Et là encore, mon cœur balance. Il y a un peu de tristesse à voir Cameron pondre un mégamix de ses scènes d’action les plus célèbres (vas-y y a même la chute de Newt dans la flotte mec…) mais… ça arrache quand même. Je ne peux pas mentir en disant que j’ai pas eu la nostalgie sur 11. Et surtout, c’est ici que se trouve mon passage préféré. Quand Neytiri tient Spider en otage, et qu’elle rejoue un tradition tribale (celle de la répudiation en plus, si je dis pas de conneries) : ce que Quarritch lui prend pour une menace réelle. Et où nous sommes incapables de savoir si la menace est vraie ou fausse, vu les préjugés de Neytiri et le drame qui précèdent. Et là, Jimmy fait ce qu'il sait faire de mieux avec toutes les couches de sens qui se superposent, tandis que le moment renvoie également à l’autre scène qui tabasse : l’embuscade dans les bois et où la 3D sert admirablement le propos puisqu’on évalue bien la distance et la vision problématiques entre la cible et Neytiri.
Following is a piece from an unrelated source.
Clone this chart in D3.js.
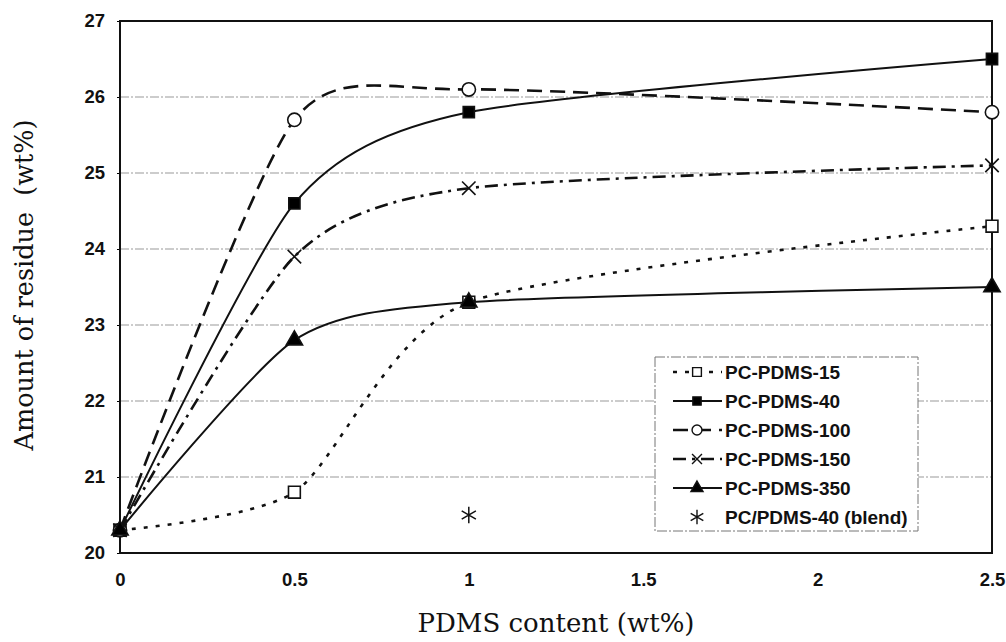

Donc j’en sais rien, l’univers proposé est toujours un plafond de verre à l’accueil favorable.
( Car rappelons les mots du poète :
Mickey Willis a écrit:
Faudra le dire combien de fois qu'Avatar c'est de la merde ?
)
Et Cameron fait tout son possible pour maquiller sous des flots de saccharose son kif du « qui veut la paix, prépare la guerre » et sa vision de la technologie frankensteinienne. Mais du diable si je n’ai pas passé un bon moment et si des fissures ne sont pas apparues dans ce plafond.
Si vous ne lisez rien d’autre, lisez au moins ceci : c’est moi où avec la façon dont le cœur sous-marin de Pandora ressemble au vaisseau alien d’
Abyss, il ne serait pas en train d’en faire la préquelle rétroactive à
Avatar ?
Bref 3 ou 4 suivant qu’on est un petit ou grand buveur.